The request
Reproduce the data that follows in its entirety, character for character.

Supplied records

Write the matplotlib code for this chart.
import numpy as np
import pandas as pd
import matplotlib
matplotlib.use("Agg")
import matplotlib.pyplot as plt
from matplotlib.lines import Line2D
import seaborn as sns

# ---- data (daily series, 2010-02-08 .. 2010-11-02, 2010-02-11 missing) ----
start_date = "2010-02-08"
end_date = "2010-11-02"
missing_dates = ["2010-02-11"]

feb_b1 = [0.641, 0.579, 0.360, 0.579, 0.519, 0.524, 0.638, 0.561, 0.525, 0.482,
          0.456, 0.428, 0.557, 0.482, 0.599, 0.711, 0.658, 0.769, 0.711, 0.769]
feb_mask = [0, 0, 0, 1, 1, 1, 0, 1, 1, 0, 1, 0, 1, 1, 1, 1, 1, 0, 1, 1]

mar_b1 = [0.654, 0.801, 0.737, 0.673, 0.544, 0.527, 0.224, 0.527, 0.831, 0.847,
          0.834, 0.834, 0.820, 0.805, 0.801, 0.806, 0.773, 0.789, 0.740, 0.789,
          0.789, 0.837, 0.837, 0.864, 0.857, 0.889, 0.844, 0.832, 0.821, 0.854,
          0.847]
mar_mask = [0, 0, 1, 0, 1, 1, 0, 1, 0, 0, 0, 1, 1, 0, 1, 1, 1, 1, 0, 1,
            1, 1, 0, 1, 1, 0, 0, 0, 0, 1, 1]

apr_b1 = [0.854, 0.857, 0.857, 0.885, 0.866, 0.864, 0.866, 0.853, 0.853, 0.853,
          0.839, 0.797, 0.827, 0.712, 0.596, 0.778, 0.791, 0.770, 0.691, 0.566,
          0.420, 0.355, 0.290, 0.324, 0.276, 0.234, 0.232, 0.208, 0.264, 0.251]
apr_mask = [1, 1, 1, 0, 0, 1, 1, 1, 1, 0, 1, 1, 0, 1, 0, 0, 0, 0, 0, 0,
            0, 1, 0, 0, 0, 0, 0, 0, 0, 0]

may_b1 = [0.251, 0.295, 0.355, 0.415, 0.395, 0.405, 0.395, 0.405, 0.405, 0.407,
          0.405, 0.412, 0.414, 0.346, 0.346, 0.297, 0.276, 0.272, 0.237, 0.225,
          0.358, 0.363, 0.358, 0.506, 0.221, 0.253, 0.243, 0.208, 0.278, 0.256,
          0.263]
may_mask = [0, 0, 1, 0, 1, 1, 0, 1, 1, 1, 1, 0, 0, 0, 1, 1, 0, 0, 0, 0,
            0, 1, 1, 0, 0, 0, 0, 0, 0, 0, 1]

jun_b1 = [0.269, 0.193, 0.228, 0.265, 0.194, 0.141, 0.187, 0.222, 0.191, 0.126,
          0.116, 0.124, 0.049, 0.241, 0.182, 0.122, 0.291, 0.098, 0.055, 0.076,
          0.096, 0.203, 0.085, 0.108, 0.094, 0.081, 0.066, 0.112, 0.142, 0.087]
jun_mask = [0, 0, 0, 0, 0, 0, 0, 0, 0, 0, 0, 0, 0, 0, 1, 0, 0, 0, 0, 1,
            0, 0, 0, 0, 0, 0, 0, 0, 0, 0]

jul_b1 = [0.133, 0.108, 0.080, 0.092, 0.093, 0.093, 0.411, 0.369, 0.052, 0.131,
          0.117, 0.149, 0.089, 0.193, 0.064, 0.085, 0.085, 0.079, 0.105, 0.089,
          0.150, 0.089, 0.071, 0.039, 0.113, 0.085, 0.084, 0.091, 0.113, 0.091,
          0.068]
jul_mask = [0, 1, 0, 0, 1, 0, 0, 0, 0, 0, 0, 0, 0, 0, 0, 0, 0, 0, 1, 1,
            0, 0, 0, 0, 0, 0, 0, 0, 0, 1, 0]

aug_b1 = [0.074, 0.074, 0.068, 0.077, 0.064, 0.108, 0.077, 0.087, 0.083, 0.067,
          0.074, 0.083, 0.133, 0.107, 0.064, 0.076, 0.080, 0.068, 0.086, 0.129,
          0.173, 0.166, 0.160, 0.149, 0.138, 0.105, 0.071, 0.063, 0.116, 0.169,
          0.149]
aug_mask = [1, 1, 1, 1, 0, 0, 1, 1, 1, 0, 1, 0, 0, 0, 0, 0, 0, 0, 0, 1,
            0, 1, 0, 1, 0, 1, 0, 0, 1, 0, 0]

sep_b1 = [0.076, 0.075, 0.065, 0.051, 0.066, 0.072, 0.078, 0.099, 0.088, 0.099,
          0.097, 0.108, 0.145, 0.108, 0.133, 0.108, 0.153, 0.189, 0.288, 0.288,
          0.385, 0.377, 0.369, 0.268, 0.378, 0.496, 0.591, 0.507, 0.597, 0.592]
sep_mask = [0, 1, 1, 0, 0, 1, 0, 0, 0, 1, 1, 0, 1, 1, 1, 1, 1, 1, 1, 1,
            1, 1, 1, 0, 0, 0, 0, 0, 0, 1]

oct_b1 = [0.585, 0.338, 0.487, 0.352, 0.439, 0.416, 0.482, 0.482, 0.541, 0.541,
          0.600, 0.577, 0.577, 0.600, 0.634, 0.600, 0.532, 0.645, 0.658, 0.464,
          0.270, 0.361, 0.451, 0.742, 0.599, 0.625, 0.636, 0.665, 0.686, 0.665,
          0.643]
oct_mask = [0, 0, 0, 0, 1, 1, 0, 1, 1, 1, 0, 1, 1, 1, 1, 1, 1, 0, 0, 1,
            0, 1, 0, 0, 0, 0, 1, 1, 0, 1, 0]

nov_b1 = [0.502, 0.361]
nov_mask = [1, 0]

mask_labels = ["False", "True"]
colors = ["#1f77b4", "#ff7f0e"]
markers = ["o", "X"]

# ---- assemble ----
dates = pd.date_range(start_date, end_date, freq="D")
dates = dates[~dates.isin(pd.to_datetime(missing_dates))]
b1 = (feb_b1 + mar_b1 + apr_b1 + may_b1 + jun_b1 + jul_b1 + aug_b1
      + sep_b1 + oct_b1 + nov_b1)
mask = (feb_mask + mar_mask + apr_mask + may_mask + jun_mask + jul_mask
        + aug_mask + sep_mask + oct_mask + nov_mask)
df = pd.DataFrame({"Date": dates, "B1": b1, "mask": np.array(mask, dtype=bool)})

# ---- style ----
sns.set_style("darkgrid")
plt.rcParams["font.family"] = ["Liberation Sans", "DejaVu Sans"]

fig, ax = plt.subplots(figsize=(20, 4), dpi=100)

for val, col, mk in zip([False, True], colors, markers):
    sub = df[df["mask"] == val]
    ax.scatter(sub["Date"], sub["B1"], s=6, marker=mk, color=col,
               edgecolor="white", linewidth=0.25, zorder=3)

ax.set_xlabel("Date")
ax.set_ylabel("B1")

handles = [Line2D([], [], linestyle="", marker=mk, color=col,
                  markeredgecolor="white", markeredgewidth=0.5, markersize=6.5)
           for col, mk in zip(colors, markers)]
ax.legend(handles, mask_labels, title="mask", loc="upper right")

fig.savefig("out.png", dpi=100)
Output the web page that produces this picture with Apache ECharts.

Written answer
Write the matplotlib code for this chart.
import numpy as np
import pandas as pd
import matplotlib
matplotlib.use("Agg")
import matplotlib.pyplot as plt
from matplotlib.lines import Line2D
import seaborn as sns

# ---- data (daily series, 2010-02-08 .. 2010-11-02, 2010-02-11 missing) ----
start_date = "2010-02-08"
end_date = "2010-11-02"
missing_dates = ["2010-02-11"]

feb_b1 = [0.641, 0.579, 0.360, 0.579, 0.519, 0.524, 0.638, 0.561, 0.525, 0.482,
          0.456, 0.428, 0.557, 0.482, 0.599, 0.711, 0.658, 0.769, 0.711, 0.769]
feb_mask = [0, 0, 0, 1, 1, 1, 0, 1, 1, 0, 1, 0, 1, 1, 1, 1, 1, 0, 1, 1]

mar_b1 = [0.654, 0.801, 0.737, 0.673, 0.544, 0.527, 0.224, 0.527, 0.831, 0.847,
          0.834, 0.834, 0.820, 0.805, 0.801, 0.806, 0.773, 0.789, 0.740, 0.789,
          0.789, 0.837, 0.837, 0.864, 0.857, 0.889, 0.844, 0.832, 0.821, 0.854,
          0.847]
mar_mask = [0, 0, 1, 0, 1, 1, 0, 1, 0, 0, 0, 1, 1, 0, 1, 1, 1, 1, 0, 1,
            1, 1, 0, 1, 1, 0, 0, 0, 0, 1, 1]

apr_b1 = [0.854, 0.857, 0.857, 0.885, 0.866, 0.864, 0.866, 0.853, 0.853, 0.853,
          0.839, 0.797, 0.827, 0.712, 0.596, 0.778, 0.791, 0.770, 0.691, 0.566,
          0.420, 0.355, 0.290, 0.324, 0.276, 0.234, 0.232, 0.208, 0.264, 0.251]
apr_mask = [1, 1, 1, 0, 0, 1, 1, 1, 1, 0, 1, 1, 0, 1, 0, 0, 0, 0, 0, 0,
            0, 1, 0, 0, 0, 0, 0, 0, 0, 0]

may_b1 = [0.251, 0.295, 0.355, 0.415, 0.395, 0.405, 0.395, 0.405, 0.405, 0.407,
          0.405, 0.412, 0.414, 0.346, 0.346, 0.297, 0.276, 0.272, 0.237, 0.225,
          0.358, 0.363, 0.358, 0.506, 0.221, 0.253, 0.243, 0.208, 0.278, 0.256,
          0.263]
may_mask = [0, 0, 1, 0, 1, 1, 0, 1, 1, 1, 1, 0, 0, 0, 1, 1, 0, 0, 0, 0,
            0, 1, 1, 0, 0, 0, 0, 0, 0, 0, 1]

jun_b1 = [0.269, 0.193, 0.228, 0.265, 0.194, 0.141, 0.187, 0.222, 0.191, 0.126,
          0.116, 0.124, 0.049, 0.241, 0.182, 0.122, 0.291, 0.098, 0.055, 0.076,
          0.096, 0.203, 0.085, 0.108, 0.094, 0.081, 0.066, 0.112, 0.142, 0.087]
jun_mask = [0, 0, 0, 0, 0, 0, 0, 0, 0, 0, 0, 0, 0, 0, 1, 0, 0, 0, 0, 1,
            0, 0, 0, 0, 0, 0, 0, 0, 0, 0]

jul_b1 = [0.133, 0.108, 0.080, 0.092, 0.093, 0.093, 0.411, 0.369, 0.052, 0.131,
          0.117, 0.149, 0.089, 0.193, 0.064, 0.085, 0.085, 0.079, 0.105, 0.089,
          0.150, 0.089, 0.071, 0.039, 0.113, 0.085, 0.084, 0.091, 0.113, 0.091,
          0.068]
jul_mask = [0, 1, 0, 0, 1, 0, 0, 0, 0, 0, 0, 0, 0, 0, 0, 0, 0, 0, 1, 1,
            0, 0, 0, 0, 0, 0, 0, 0, 0, 1, 0]

aug_b1 = [0.074, 0.074, 0.068, 0.077, 0.064, 0.108, 0.077, 0.087, 0.083, 0.067,
          0.074, 0.083, 0.133, 0.107, 0.064, 0.076, 0.080, 0.068, 0.086, 0.129,
          0.173, 0.166, 0.160, 0.149, 0.138, 0.105, 0.071, 0.063, 0.116, 0.169,
          0.149]
aug_mask = [1, 1, 1, 1, 0, 0, 1, 1, 1, 0, 1, 0, 0, 0, 0, 0, 0, 0, 0, 1,
            0, 1, 0, 1, 0, 1, 0, 0, 1, 0, 0]

sep_b1 = [0.076, 0.075, 0.065, 0.051, 0.066, 0.072, 0.078, 0.099, 0.088, 0.099,
          0.097, 0.108, 0.145, 0.108, 0.133, 0.108, 0.153, 0.189, 0.288, 0.288,
          0.385, 0.377, 0.369, 0.268, 0.378, 0.496, 0.591, 0.507, 0.597, 0.592]
sep_mask = [0, 1, 1, 0, 0, 1, 0, 0, 0, 1, 1, 0, 1, 1, 1, 1, 1, 1, 1, 1,
            1, 1, 1, 0, 0, 0, 0, 0, 0, 1]

oct_b1 = [0.585, 0.338, 0.487, 0.352, 0.439, 0.416, 0.482, 0.482, 0.541, 0.541,
          0.600, 0.577, 0.577, 0.600, 0.634, 0.600, 0.532, 0.645, 0.658, 0.464,
          0.270, 0.361, 0.451, 0.742, 0.599, 0.625, 0.636, 0.665, 0.686, 0.665,
          0.643]
oct_mask = [0, 0, 0, 0, 1, 1, 0, 1, 1, 1, 0, 1, 1, 1, 1, 1, 1, 0, 0, 1,
            0, 1, 0, 0, 0, 0, 1, 1, 0, 1, 0]

nov_b1 = [0.502, 0.361]
nov_mask = [1, 0]

mask_labels = ["False", "True"]
colors = ["#1f77b4", "#ff7f0e"]
markers = ["o", "X"]

# ---- assemble ----
dates = pd.date_range(start_date, end_date, freq="D")
dates = dates[~dates.isin(pd.to_datetime(missing_dates))]
b1 = (feb_b1 + mar_b1 + apr_b1 + may_b1 + jun_b1 + jul_b1 + aug_b1
      + sep_b1 + oct_b1 + nov_b1)
mask = (feb_mask + mar_mask + apr_mask + may_mask + jun_mask + jul_mask
        + aug_mask + sep_mask + oct_mask + nov_mask)
df = pd.DataFrame({"Date": dates, "B1": b1, "mask": np.array(mask, dtype=bool)})

# ---- style ----
sns.set_style("darkgrid")
plt.rcParams["font.family"] = ["Liberation Sans", "DejaVu Sans"]

fig, ax = plt.subplots(figsize=(20, 4), dpi=100)

for val, col, mk in zip([False, True], colors, markers):
    sub = df[df["mask"] == val]
    ax.scatter(sub["Date"], sub["B1"], s=6, marker=mk, color=col,
               edgecolor="white", linewidth=0.25, zorder=3)

ax.set_xlabel("Date")
ax.set_ylabel("B1")

handles = [Line2D([], [], linestyle="", marker=mk, color=col,
                  markeredgecolor="white", markeredgewidth=0.5, markersize=6.5)
           for col, mk in zip(colors, markers)]
ax.legend(handles, mask_labels, title="mask", loc="upper right")

fig.savefig("out.png", dpi=100)
Output the web page that produces this picture with Apache ECharts.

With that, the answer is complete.